LOUISVILLE — Liquor producer Brown-Forman's second-quarter net income rose 10 percent as a revenue spike from recent price increases for many of its premium brands helped sluggish sales.
Buoyed by strong international demand and improving U.S. sales in the first half of its fiscal year, the company also on Wednesday raised its full-year earnings outlook to a range of $2.58 to $2.70 per share, up from its prior forecast of $2.40 to $2.67 per share.
Despite quarterly earnings on the upswing, the maker of Jack Daniel's whiskey said its net sales growth in the quarter was hampered by distributors and retailers stocking up in advance of the price increases for many of its products.
"Our brands continue to deliver strong and balanced underlying growth in an uncertain global environment," Brown-Forman CEO Paul Varga said. "We are pleased with the balance in both geographic and portfolio mix."
Brown-Forman said its net sales growth also was affected by the sale of its Hopland, Calif.-based wine business last year.
The company sounded upbeat about improvements in its U.S. business during the first half of its fiscal year.
It noted an "improving environment for spirits," with consumers trading up to drink more premium, and pricier, brands.

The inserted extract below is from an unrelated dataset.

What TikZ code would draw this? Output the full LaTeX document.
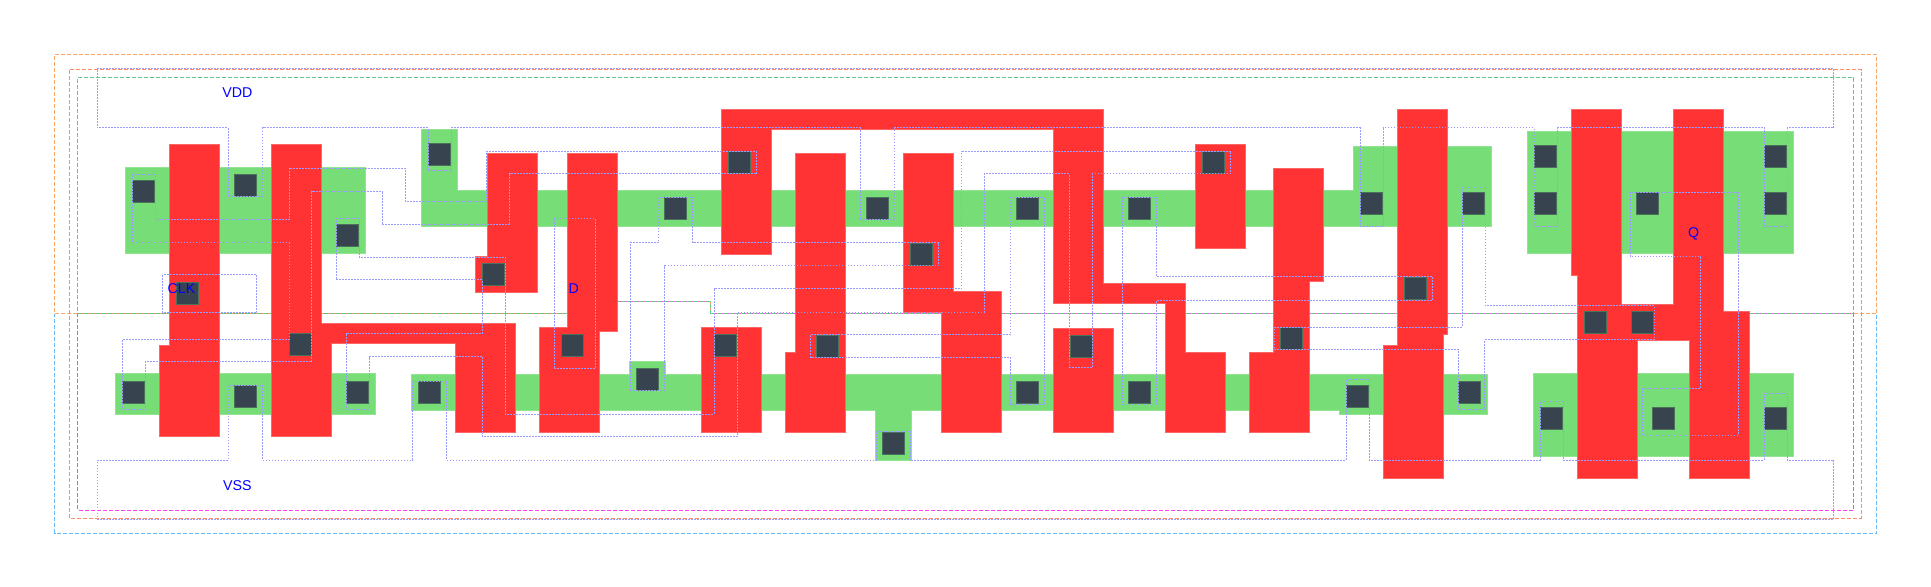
\documentclass[tikz,border=0pt]{standalone}
\usepackage{fontspec}
\setmainfont{Liberation Sans}
\definecolor{wellA}{HTML}{FFA566}
\definecolor{wellB}{HTML}{FF8C66}
\definecolor{wellC}{HTML}{66C78C}
\definecolor{wellD}{HTML}{FF44EE}
\definecolor{wellE}{HTML}{66BBFF}
\definecolor{diffcol}{HTML}{77DD77}
\definecolor{polycol}{HTML}{FF3333}
\definecolor{contcol}{HTML}{37434F}
\definecolor{metalcol}{HTML}{9C9CFF}
\tikzset{
  welline/.style={line width=0.5pt,dash pattern=on 2pt off 1pt},
  diffusion/.style={fill=diffcol,draw=diffcol!80!white,line width=0.5pt},
  polysil/.style={fill=polycol,draw=polycol!75!white,line width=0.5pt},
  contact/.style={fill=contcol,draw=contcol!70!diffcol,line width=0.5pt},
  metal/.style={draw=metalcol,line width=0.5pt,dash pattern=on 0.9pt off 0.6pt},
  pinlabel/.style={text=blue,font=\fontsize{7.1}{8}\selectfont,inner sep=0pt}
}
\begin{document}
\begin{tikzpicture}[x=0.5pt,y=-0.5pt]
  \useasboundingbox (0,0) rectangle (1931,587);
  \begin{scope}[shift={(0,0.7)}]
  % wells
  \draw[welline,wellE] (54.7,313.3) -- (590,313.3) -- (590,300.7) -- (710,300.7) -- (710,313.3) -- (1876.7,313.3) -- (1876.7,532.3) -- (54.7,532.3) -- cycle;
  \draw[welline,wellA] (54.7,54.3) -- (1876.7,54.3) -- (1876.7,313.3) -- (710,313.3) -- (710,300.7) -- (590,300.7) -- (590,313.3) -- (54.7,313.3) -- cycle;
  \draw[welline,wellB] (69.3,69.3) rectangle (1861.7,517.3);
  \draw[welline,wellD] (77.7,313.3) -- (590,313.3) -- (590,300.7) -- (710,300.7) -- (710,313.3) -- (1853.7,313.3) -- (1853.7,509.3) -- (77.7,509.3) -- cycle;
  \draw[welline,wellC] (77.7,77.3) -- (1853.7,77.3) -- (1853.7,313.3) -- (710,313.3) -- (710,300.7) -- (590,300.7) -- (590,313.3) -- (77.7,313.3) -- cycle;
  % diffusion
  \draw[diffusion] (125.7,167) rectangle (365.7,253.3);
  \draw[diffusion] (421.7,129.3) -- (457.7,129.3) -- (457.7,190) -- (1353.7,190) -- (1353.7,145.7) -- (1491.7,145.7) -- (1491.7,225.7) -- (421.7,225.7) -- cycle;
  \draw[diffusion] (1527.3,131.3) rectangle (1793.3,253.3);
  \draw[diffusion] (115.7,373.3) rectangle (375.7,413.7);
  \draw[diffusion] (411.7,373.7) -- (629.7,373.7) -- (629.7,361) -- (665.3,361) -- (665.3,373.7) -- (1487.7,373.7) -- (1487.7,413.7) -- (1339.3,413.7) -- (1339.3,410) -- (911.7,410) -- (911.7,460) -- (875.7,460) -- (875.7,410) -- (411.7,410) -- cycle;
  \draw[diffusion] (1533.7,373.3) rectangle (1793.3,455.3);
  % poly
  \draw[polysil] (169.7,144.3) -- (219.7,144.3) -- (219.7,435.7) -- (159.7,435.7) -- (159.7,345.3) -- (169.7,345.3) -- cycle;
  \draw[polysil] (271.7,144.3) -- (321.7,144.3) -- (321.7,323.3) -- (515.7,323.3) -- (515.7,431.7) -- (455.7,431.7) -- (455.7,343.3) -- (331.7,343.3) -- (331.7,435.7) -- (271.7,435.7) -- cycle;
  \draw[polysil] (487.7,153.3) -- (537.7,153.3) -- (537.7,291.7) -- (475.7,291.7) -- (475.7,256) -- (487.7,256) -- cycle;
  \draw[polysil] (567.7,153.3) -- (617.7,153.3) -- (617.7,330.7) -- (599.7,330.7) -- (599.7,431.7) -- (539.7,431.7) -- (539.7,327.3) -- (567.7,327.3) -- cycle;
  \draw[polysil] (721.7,109.3) -- (1103,109.3) -- (1103,283.3) -- (1185.7,283.3) -- (1185.7,352) -- (1225.7,352) -- (1225.7,431.7) -- (1165.7,431.7) -- (1165.7,303.3) -- (1053,303.3) -- (1053,129.3) -- (771.7,129.3) -- (771.7,253.7) -- (721.7,253.7) -- cycle;
  \draw[polysil] (701.7,327.3) rectangle (761.7,431.7);
  \draw[polysil] (795.7,153.3) -- (845.7,153.3) -- (845.7,431.7) -- (785.7,431.7) -- (785.7,352) -- (795.7,352) -- cycle;
  \draw[polysil] (903.7,153.3) -- (953.7,153.3) -- (953.7,291.3) -- (1001.7,291.3) -- (1001.7,431.7) -- (941.7,431.7) -- (941.7,311.7) -- (903.7,311.7) -- cycle;
  \draw[polysil] (1053.7,327.7) rectangle (1113.7,431.7);
  \draw[polysil] (1195.7,143.7) rectangle (1245.7,247.7);
  \draw[polysil] (1273.7,167.7) -- (1323.7,167.7) -- (1323.7,281.3) -- (1309.7,281.3) -- (1309.7,431.7) -- (1249.7,431.7) -- (1249.7,352) -- (1273.7,352) -- cycle;
  \draw[polysil] (1397.3,109.3) -- (1447.7,109.3) -- (1447.7,333.7) -- (1443.3,333.7) -- (1443.3,477.3) -- (1383.7,477.3) -- (1383.7,345.3) -- (1397.3,345.3) -- cycle;
  \draw[polysil] (1571.7,109.3) -- (1621.7,109.3) -- (1621.7,304.3) -- (1673.7,304.3) -- (1673.7,109.3) -- (1723.7,109.3) -- (1723.7,311) -- (1749.7,311) -- (1749.7,477.3) -- (1689.7,477.3) -- (1689.7,340.3) -- (1637.7,340.3) -- (1637.7,477.3) -- (1577.7,477.3) -- (1577.7,275.3) -- (1571.7,275.3) -- cycle;
  % contacts
  \foreach \cx/\cy in {143.7/191.3,245.7/184.7,347.7/235.3,439.7/153.7,493.7/273.7,187.7/292.7,300.7/344.3,133.7/391.3,245.7/395.7,357.7/391.3,429.7/392,739.7/161.7,675.7/207.7,877.7/207.7,921.7/253.7,572/345,647.7/379,725.7/345,827.7/345.7,893.7/442.3,1027/207.7,1139.7/207.7,1213.7/161.7,1371.7/203.3,1415.7/288,1027.7/391.7,1081/346,1139.7/391.7,1291.7/338,1357.7/395.7,1545.7/156.3,1545.7/203.3,1647.7/203.3,1775.7/156.3,1775.7/203.3,1473.7/203.3,1469.7/391.7,1595.7/322.3,1642.7/322.3,1551.7/417.3,1663.7/417.3,1775.7/417.3}
    \draw[contact] (\cx-11,\cy-11) rectangle (\cx+11,\cy+11);
  % metal
  \draw[metal] (97.3,67.7) -- (1833.7,67.7) -- (1833.7,127.3) -- (1787.3,127.3) -- (1787.3,225.7) -- (1764.3,225.7) -- (1764.3,127.3) -- (1557.3,127.3) -- (1557.3,225.7) -- (1534,225.7) -- (1534,127.3) -- (1383.3,127.3) -- (1383.3,225.7) -- (1360.3,225.7) -- (1360.3,127.3) -- (894.7,127.3) -- (894.7,219.3) -- (860.3,219.3) -- (860.3,127.3) -- (451.3,127.3) -- (451.3,170.3) -- (428.3,170.3) -- (428.3,127.3) -- (262.7,127.3) -- (262.7,196.3) -- (228.3,196.3) -- (228.3,127.3) -- (97.3,127.3) -- cycle;
  \draw[metal] (97.3,519) -- (1833.7,519) -- (1833.7,459.3) -- (1787.3,459.3) -- (1787.3,392.3) -- (1764,392.3) -- (1764,459.3) -- (1563.3,459.3) -- (1563.3,400.7) -- (1540.3,400.7) -- (1540.3,459.3) -- (1369,459.3) -- (1369,378.7) -- (1346.3,378.7) -- (1346.3,459.3) -- (910.7,459.3) -- (910.7,430.7) -- (876.7,430.7) -- (876.7,459.3) -- (446.3,459.3) -- (446.3,380.3) -- (412.7,380.3) -- (412.7,459.3) -- (262.3,459.3) -- (262.3,384.7) -- (228.3,384.7) -- (228.3,459.3) -- (97.3,459.3) -- cycle;
  \draw[metal] (132.3,173.7) -- (155,173.7) -- (155,219.3) -- (289,219.3) -- (289,167.7) -- (405,167.7) -- (405,200.7) -- (486.7,200.7) -- (486.7,150.7) -- (756.7,150.7) -- (756.7,173.3) -- (509.7,173.3) -- (509.7,224.3) -- (382.3,224.3) -- (382.3,191.3) -- (311.7,191.3) -- (311.7,361) -- (145.3,361) -- (145.3,408.3) -- (122.3,408.3) -- (122.3,338.7) -- (289,338.7) -- (289,242.3) -- (132.3,242.3) -- cycle;
  \draw[metal] (336.3,218.3) -- (359.3,218.3) -- (359.3,256.7) -- (505,256.7) -- (505,413.3) -- (714,413.3) -- (714,288.3) -- (961.7,288.3) -- (961.7,150.7) -- (1230.7,150.7) -- (1230.7,173.3) -- (1092.3,173.3) -- (1092.3,366.7) -- (1069.3,366.7) -- (1069.3,173.3) -- (984.3,173.3) -- (984.3,311.5) -- (737,311.5) -- (737,436) -- (482.3,436) -- (482.3,356.3) -- (369,356.3) -- (369,408.3) -- (346,408.3) -- (346,333.3) -- (482.3,333.3) -- (482.3,279.3) -- (336.3,279.3) -- cycle;
  \draw[metal] (162.7,274.3) rectangle (256.7,312.3);
  \draw[metal] (554.3,218.3) rectangle (595.3,368.3);
  \draw[metal] (658.7,196.7) -- (692.7,196.7) -- (692.7,242.3) -- (938.7,242.3) -- (938.7,265.3) -- (664.7,265.3) -- (664.7,390) -- (630,390) -- (630,242.3) -- (658.7,242.3) -- cycle;
  \draw[metal] (810.7,334.3) -- (1010,334.3) -- (1010,196.7) -- (1044.7,196.7) -- (1044.7,403.3) -- (1010.7,403.3) -- (1010.7,357.3) -- (810.7,357.3) -- cycle;
  \draw[metal] (1122.7,196.7) -- (1156.7,196.7) -- (1156.7,276.3) -- (1432.7,276.3) -- (1432.7,299.7) -- (1156.7,299.7) -- (1156.7,403.3) -- (1122.7,403.3) -- cycle;
  \draw[metal] (1274.3,326.5) -- (1462.3,326.5) -- (1462.3,186.7) -- (1485.3,186.7) -- (1485.3,305) -- (1654.3,305) -- (1654.3,339.3) -- (1484.7,339.3) -- (1484.7,408.3) -- (1458.7,408.3) -- (1458.7,349.3) -- (1274.3,349.3) -- cycle;
  \draw[metal] (1630.7,191.7) -- (1738.7,191.7) -- (1738.7,434.3) -- (1642.7,434.3) -- (1642.7,387.3) -- (1700.7,387.3) -- (1700.7,256.3) -- (1630.7,256.3) -- cycle;
  % labels
  \node[pinlabel] (vdd) at (237.3,92.3) {VDD};
  \node[pinlabel] (vss) at (237.3,485) {VSS};
  \node[pinlabel] (clk) at (181.5,288.3) {CLK};
  \node[pinlabel] (d) at (573.7,288.3) {D};
  \node[pinlabel] (q) at (1693.7,233.5) {Q};
  \end{scope}
\end{tikzpicture}
\end{document}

Sales at U.S. bars and restaurants — known in the industry as "on premise" consumption — was hit hard by the economic downturn and has struggled to regain momentum during the sluggish recovery.
The company said its first-half sales growth was driven by continued expansion into emerging markets, with strong sales in Russia, Brazil, Turkey, Mexico and Poland.
The Louisville-based company reported net income of $173 million, or 80 cents, per share, for the three months ended Oct. 31. That's up from $157.6 million, or 73 cents per share, a year ago. Net sales were flat at just more than $1 billion.
Analysts surveyed by FactSet expected earnings of 78 cents per share on revenue of $946.7 million.
During the first half of its fiscal year, net sales rose 9 percent for its flagship Jack Daniel's brand when excluding currency swings. The upswing was the result of volume gains and price increases taken earlier in the year, the company said.
Jack Daniel's Tennessee Honey, which debuted last year, had global net sales growth exceeding 50 percent. The honey-laced product is part of an industrywide trend toward infusing new flavors into spirits to attract customers.
Sales for the struggling Southern Comfort brand improved in the United States for the second straight quarter, with year-to-date net sales up 2 percent, the company said. But global results for the overall brand were down 5 percent for the first half, due to soft demand in the United Kingdom and Australia, key international markets.
Brown-Forman launched a new TV advertising campaign for Southern Comfort earlier this year to try to rejuvenate sales. The company said it is expanding its new ad campaign to other key markets around the world.
Sales for its super-premium brands, including Woodford Reserve, Herradura and Chambord, rose 17 percent in the six-month period.